Objective → Your output must be the lines below from the line containing "Recreate this image" to the line containing "import pandas as pd", both lines included, reproduced exactly and without pictures.

━━━━━ Source material

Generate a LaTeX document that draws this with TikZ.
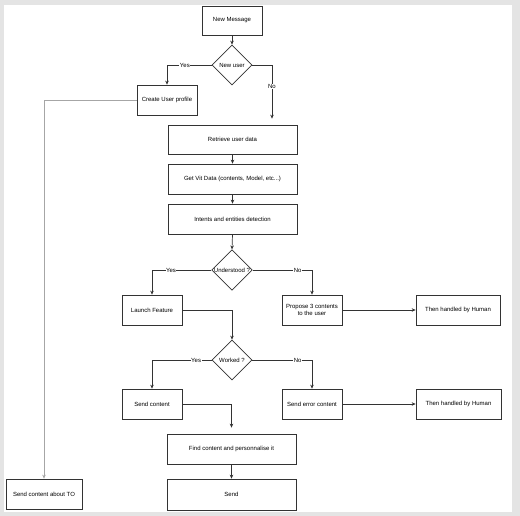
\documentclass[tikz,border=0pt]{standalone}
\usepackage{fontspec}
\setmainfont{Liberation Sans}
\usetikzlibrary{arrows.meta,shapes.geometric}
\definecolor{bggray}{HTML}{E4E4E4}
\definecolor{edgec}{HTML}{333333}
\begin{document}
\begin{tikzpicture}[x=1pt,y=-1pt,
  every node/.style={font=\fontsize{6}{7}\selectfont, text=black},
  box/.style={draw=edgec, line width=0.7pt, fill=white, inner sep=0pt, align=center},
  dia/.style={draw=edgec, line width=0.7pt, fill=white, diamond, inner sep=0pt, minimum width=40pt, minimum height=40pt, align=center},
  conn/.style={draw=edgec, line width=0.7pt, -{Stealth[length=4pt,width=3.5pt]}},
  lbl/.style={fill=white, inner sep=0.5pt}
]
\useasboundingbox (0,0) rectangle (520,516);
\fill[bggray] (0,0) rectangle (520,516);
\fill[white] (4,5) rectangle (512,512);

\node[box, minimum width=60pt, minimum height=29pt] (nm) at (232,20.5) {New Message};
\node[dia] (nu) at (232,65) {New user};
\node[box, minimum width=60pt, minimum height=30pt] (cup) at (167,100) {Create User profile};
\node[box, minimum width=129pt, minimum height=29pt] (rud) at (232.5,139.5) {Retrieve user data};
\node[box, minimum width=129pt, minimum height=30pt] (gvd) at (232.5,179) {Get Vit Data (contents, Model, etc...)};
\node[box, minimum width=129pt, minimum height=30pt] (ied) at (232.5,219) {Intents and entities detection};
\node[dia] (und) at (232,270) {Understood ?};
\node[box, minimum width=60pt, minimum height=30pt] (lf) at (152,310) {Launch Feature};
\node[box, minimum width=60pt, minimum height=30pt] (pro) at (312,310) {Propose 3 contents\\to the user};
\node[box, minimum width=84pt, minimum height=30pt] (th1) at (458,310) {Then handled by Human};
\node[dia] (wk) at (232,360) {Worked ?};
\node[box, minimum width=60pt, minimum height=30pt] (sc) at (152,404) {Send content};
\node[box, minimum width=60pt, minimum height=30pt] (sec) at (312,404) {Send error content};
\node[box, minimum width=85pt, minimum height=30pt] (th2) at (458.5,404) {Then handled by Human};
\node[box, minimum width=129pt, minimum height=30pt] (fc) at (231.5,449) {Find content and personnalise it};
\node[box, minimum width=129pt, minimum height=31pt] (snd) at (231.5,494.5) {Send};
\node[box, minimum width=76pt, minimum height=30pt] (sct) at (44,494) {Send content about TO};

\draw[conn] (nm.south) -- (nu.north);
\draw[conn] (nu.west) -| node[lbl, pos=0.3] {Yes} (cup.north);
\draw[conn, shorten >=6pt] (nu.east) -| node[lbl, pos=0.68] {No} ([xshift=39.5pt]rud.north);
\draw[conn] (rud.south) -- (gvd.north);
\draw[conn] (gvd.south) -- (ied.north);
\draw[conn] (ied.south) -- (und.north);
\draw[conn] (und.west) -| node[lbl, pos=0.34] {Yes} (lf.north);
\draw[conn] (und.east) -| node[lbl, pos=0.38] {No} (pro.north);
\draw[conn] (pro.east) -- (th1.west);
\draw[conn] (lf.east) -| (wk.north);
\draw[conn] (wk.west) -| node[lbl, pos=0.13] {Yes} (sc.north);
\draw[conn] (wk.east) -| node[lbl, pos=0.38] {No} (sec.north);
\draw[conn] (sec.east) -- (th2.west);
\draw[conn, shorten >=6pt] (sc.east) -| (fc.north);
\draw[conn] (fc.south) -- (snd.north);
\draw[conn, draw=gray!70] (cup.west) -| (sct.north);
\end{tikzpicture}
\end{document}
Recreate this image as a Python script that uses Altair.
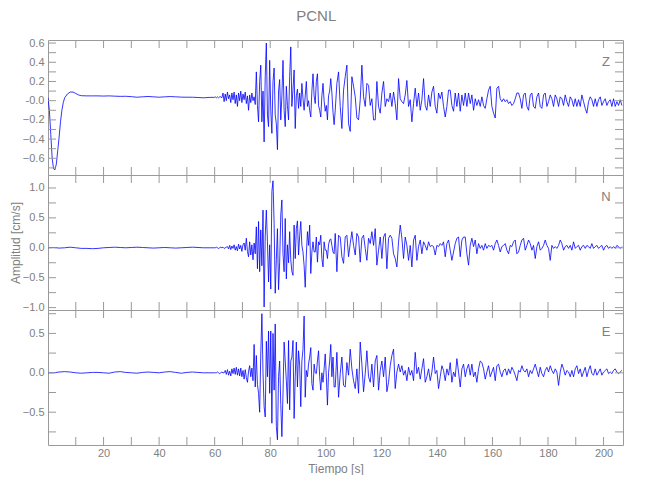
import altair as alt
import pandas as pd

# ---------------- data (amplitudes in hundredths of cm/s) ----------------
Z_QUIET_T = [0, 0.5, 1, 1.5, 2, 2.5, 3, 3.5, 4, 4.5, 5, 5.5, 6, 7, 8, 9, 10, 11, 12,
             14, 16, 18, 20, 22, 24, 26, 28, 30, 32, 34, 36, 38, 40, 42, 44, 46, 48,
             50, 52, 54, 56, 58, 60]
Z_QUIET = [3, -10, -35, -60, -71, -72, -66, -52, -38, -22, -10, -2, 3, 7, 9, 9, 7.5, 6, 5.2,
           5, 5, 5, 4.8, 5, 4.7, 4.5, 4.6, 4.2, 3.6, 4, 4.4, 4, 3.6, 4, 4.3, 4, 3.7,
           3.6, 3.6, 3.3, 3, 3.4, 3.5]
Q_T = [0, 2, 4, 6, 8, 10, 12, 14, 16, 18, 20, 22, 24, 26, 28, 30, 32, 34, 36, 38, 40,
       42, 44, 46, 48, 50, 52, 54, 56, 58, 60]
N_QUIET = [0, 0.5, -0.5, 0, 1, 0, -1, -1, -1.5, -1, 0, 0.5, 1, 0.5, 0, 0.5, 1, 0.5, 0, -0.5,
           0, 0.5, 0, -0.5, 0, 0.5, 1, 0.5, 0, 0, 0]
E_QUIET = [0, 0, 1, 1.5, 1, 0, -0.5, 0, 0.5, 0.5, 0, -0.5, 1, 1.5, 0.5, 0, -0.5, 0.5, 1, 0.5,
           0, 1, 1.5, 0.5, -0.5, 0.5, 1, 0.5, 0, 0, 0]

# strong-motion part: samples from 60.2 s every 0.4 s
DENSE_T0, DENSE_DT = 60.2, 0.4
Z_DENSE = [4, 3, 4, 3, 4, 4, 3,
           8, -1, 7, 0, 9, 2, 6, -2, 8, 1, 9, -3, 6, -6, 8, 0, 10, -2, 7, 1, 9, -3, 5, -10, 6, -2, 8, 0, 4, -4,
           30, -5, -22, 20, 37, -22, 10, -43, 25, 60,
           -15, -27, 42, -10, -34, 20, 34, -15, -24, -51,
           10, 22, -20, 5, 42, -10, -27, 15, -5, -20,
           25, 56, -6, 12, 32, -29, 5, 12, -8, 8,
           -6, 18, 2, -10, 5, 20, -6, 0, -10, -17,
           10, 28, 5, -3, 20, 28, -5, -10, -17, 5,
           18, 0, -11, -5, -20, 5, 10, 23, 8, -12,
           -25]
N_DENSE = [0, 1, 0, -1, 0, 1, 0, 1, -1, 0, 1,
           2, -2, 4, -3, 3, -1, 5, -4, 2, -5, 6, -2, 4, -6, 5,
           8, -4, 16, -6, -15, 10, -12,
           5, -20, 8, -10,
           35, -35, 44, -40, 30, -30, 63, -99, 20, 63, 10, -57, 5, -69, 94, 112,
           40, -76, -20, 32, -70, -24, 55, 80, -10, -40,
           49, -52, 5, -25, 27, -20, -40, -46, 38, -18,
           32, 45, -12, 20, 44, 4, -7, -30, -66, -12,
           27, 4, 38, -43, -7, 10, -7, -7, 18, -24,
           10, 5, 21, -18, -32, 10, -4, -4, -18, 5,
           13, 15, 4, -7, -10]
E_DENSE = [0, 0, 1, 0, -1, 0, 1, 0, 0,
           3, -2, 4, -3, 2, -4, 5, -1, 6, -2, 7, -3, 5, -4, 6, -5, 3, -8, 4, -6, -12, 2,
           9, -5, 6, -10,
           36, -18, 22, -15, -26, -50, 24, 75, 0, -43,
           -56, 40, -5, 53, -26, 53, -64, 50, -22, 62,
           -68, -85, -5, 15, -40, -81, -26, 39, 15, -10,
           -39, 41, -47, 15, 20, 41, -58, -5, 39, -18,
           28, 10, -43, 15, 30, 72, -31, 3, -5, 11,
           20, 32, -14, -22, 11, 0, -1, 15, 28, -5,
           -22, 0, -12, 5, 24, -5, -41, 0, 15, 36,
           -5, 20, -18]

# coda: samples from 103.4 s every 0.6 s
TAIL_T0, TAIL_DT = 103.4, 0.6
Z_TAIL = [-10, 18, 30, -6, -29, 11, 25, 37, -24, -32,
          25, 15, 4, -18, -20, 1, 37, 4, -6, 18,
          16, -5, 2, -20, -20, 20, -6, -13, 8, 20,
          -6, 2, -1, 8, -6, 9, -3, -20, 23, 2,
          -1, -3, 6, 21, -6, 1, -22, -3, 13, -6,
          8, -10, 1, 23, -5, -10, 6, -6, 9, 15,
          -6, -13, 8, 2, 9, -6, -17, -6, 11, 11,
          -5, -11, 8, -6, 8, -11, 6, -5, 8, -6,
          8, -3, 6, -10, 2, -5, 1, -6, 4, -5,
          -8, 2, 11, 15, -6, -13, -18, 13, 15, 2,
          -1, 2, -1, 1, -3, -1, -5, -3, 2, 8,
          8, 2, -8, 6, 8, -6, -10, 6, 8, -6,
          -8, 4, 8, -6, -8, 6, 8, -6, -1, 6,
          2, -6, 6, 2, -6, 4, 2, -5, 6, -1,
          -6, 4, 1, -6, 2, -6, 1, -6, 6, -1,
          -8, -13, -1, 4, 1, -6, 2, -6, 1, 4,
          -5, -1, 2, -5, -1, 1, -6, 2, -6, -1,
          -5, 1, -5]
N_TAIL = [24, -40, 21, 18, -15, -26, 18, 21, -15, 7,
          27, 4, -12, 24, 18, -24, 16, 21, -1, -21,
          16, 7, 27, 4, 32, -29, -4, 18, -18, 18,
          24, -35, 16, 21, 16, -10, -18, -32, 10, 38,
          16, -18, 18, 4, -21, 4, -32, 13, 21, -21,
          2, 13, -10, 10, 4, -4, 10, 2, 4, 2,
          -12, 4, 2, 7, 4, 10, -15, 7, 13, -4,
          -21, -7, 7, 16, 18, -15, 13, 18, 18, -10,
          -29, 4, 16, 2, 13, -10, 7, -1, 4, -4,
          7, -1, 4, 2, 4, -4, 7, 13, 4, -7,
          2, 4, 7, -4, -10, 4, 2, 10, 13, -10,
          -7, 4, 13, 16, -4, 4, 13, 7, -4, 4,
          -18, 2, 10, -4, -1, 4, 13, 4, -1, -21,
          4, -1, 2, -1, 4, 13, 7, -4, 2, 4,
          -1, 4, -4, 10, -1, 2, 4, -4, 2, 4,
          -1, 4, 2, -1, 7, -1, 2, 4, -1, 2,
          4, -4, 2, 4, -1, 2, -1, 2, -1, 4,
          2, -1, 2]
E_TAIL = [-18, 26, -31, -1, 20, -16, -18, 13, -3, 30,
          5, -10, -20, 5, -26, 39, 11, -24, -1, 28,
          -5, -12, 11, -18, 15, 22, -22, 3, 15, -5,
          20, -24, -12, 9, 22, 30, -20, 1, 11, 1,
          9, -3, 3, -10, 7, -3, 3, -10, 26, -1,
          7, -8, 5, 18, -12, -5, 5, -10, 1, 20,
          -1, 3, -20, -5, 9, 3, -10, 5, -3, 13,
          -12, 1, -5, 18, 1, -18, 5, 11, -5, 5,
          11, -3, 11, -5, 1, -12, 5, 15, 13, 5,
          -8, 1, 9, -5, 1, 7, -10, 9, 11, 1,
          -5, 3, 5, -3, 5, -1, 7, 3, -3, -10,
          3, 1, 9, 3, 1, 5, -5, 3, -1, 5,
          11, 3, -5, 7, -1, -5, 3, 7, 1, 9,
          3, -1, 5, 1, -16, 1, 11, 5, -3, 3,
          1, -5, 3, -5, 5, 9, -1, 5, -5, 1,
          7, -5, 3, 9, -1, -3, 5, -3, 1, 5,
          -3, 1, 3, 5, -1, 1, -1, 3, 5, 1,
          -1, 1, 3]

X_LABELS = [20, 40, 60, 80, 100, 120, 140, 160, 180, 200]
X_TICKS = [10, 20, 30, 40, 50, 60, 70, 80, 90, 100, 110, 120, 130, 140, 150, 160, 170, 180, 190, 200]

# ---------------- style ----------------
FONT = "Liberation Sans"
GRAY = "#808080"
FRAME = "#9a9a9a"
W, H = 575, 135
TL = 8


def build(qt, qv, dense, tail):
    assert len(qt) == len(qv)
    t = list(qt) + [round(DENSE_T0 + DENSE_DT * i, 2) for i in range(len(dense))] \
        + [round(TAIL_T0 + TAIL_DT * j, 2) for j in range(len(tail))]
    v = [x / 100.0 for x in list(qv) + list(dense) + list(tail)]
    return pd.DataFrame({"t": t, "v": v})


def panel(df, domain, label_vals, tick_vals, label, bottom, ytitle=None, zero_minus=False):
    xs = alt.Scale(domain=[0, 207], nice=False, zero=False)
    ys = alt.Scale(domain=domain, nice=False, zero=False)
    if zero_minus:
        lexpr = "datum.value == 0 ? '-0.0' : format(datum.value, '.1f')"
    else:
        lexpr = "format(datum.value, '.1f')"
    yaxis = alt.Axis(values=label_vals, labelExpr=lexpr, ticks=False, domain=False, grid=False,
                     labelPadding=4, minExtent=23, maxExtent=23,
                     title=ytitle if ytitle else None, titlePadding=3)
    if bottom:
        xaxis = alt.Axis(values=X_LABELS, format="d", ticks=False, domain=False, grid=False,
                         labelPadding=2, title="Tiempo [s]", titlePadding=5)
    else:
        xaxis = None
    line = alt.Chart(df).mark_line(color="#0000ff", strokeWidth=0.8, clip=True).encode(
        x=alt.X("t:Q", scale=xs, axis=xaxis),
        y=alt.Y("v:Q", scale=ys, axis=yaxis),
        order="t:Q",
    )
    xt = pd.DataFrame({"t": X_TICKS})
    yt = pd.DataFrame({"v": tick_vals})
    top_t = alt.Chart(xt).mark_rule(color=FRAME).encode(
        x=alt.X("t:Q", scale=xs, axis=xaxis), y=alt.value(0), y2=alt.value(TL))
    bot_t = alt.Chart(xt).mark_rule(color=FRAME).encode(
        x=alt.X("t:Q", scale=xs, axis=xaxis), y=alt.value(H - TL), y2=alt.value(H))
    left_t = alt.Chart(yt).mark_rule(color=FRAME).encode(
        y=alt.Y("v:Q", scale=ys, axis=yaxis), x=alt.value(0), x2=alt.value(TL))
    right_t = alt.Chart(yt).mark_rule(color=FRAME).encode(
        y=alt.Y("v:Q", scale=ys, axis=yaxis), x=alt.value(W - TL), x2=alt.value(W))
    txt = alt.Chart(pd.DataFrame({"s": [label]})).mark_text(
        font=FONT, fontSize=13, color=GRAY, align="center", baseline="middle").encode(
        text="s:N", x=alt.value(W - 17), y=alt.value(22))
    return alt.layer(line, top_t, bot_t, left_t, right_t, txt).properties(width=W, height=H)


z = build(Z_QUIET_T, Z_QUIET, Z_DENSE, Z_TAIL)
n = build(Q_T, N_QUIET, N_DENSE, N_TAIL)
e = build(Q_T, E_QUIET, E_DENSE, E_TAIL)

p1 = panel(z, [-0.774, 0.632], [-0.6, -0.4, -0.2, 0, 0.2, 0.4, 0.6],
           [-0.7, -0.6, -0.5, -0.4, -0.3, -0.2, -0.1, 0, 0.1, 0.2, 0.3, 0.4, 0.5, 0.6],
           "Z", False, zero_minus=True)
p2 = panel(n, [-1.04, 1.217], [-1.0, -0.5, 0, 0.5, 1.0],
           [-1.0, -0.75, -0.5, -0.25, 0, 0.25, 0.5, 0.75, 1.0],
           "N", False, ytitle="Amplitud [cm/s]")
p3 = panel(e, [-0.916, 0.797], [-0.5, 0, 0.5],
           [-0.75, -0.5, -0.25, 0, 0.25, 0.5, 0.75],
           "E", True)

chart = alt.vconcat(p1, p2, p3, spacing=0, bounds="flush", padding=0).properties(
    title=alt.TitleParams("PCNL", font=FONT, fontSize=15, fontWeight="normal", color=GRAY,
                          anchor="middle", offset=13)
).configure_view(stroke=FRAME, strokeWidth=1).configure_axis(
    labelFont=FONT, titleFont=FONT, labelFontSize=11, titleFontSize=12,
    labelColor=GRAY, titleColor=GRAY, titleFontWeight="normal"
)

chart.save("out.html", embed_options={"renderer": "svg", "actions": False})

━━━━━━━━━━

In response →
Recreate this image as a Python script that uses Altair.
import altair as alt
import pandas as pd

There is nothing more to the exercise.